Since Triumph first started powering the Moto2 race series in 2019, it’s fair to say that it’s been a seriously successful partnership. With 68 new lap and outright records, 20 different winners, a top speed that broke the 300 km/h (186mph) mark and most importantly some of the closest racing we’ve seen in a long time, there’s no denying that the partnership both continuing and evolving can only be a good thing.
Triumph says that the improvements coming are to improve the top end of the 765cc triple motor, which in turn will make the bikes faster. They’ve done this by increasing the compression ratio with a new cylinder head, giving it longer valves which will increase lift alongside a new camshaft profile, which will all work alongside revised valve springs. They’ve also put some time into developing the pistons, conrods and the crankshaft to deal with the extra stress, as the piston pressure will rise from 90 BAR, from 85 BAR. Saying that though, it’s fair to say that the Triumph engine has been reliable in its tenure as the Moto2 powerplant, especially considering how much abuse it takes from some of the very best riders in the world, riding them to their absolute limit.

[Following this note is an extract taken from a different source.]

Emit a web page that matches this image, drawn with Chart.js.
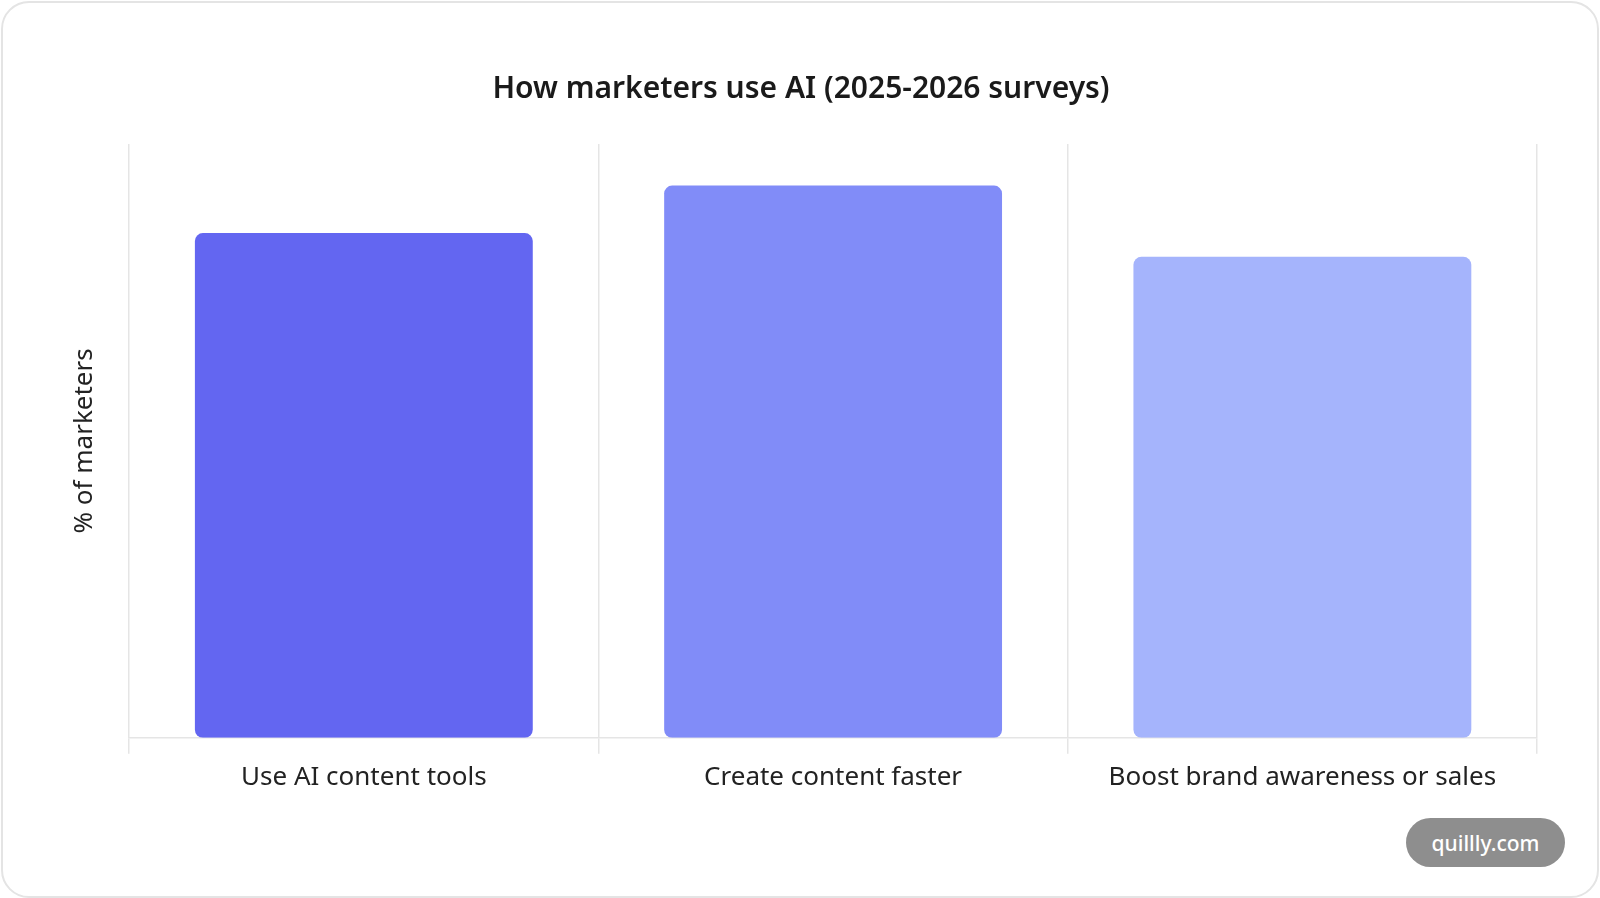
<!DOCTYPE html>
<html>
<head>
<meta charset="utf-8">
<script src="https://cdn.jsdelivr.net/npm/chart.js@4/dist/chart.umd.min.js"></script>
<style>
  html, body { margin: 0; padding: 0; background: #fff; width: 1600px; height: 898px; overflow: hidden; }
  .card { position: absolute; left: 1px; top: 1px; width: 1594px; height: 893px; border: 2px solid #e4e4e4; border-radius: 28px; background: #fff; }
  #chart { position: absolute; left: 0; top: 0; }
  .badge { position: absolute; left: 1406px; top: 818px; width: 159px; height: 49px; border-radius: 25px; background: #8e8e8e; color: #fff;
    font: 500 21px "Noto Sans", sans-serif; display: flex; align-items: center; justify-content: center; }
</style>
</head>
<body>
<div class="card"></div>
<canvas id="chart" width="1600" height="898"></canvas>
<div class="badge">quillly.com</div>
<script>
const categories = ['Use AI content tools', 'Create content faster', 'Boost brand awareness or sales'];
const shareOfMarketers = [85, 93, 81];
const barColors = ['#6366f1', '#818cf8', '#a5b4fc'];

const canvas = document.getElementById('chart');
canvas.style.width = '1600px';
canvas.style.height = '898px';

new Chart(canvas, {
  type: 'bar',
  data: {
    labels: categories,
    datasets: [{
      label: '% of marketers',
      data: shareOfMarketers,
      backgroundColor: barColors,
      borderRadius: 8,
      borderSkipped: false
    }]
  },
  options: {
    responsive: false,
    animation: false,
    devicePixelRatio: 1,
    layout: { padding: { top: 40, left: 65, right: 63, bottom: 97 } },
    plugins: {
      legend: { display: false },
      tooltip: { enabled: false },
      title: {
        display: true,
        text: 'How marketers use AI (2025-2026 surveys)',
        color: '#1a1a1a',
        font: { family: '"Noto Sans", sans-serif', size: 30, weight: '600' },
        padding: { top: 31, bottom: 37 }
      }
    },
    scales: {
      x: {
        grid: { color: '#e5e5e5', lineWidth: 1.5, tickLength: 16, offset: true },
        border: { color: '#e5e5e5', width: 1.5 },
        ticks: { color: '#222', padding: 8, font: { family: '"Noto Sans", sans-serif', size: 26 } }
      },
      y: {
        min: 0,
        max: 100,
        ticks: { display: false },
        grid: { display: false },
        border: { display: false },
        title: {
          display: true,
          text: '% of marketers',
          color: '#222',
          font: { family: '"Noto Sans", sans-serif', size: 26 },
          padding: { top: 4, bottom: 21 }
        }
      }
    }
  }
});
</script>
</body>
</html>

Carlos Ezpeleta, the Managing Director at Dorna Sports said: “It’s important that Moto2 is a spectacle in its own right and that it provides a relevant platform to develop the next generation of MotoGP riders and this new announcement of more engine power goes even further in achieving both of those objectives. We’re very happy with the work of Triumph in powering Moto2 and to see the way that they are constantly evaluating and improving.”
The rules for the Moto2 class mean that all riders must use the standard specification Triumph 765 engine, but are free to use their own chassis. Most of the grid use the dominant German made Kalex frame, although a few other manufacturers are present – including Boscoscuro and MV Agusta.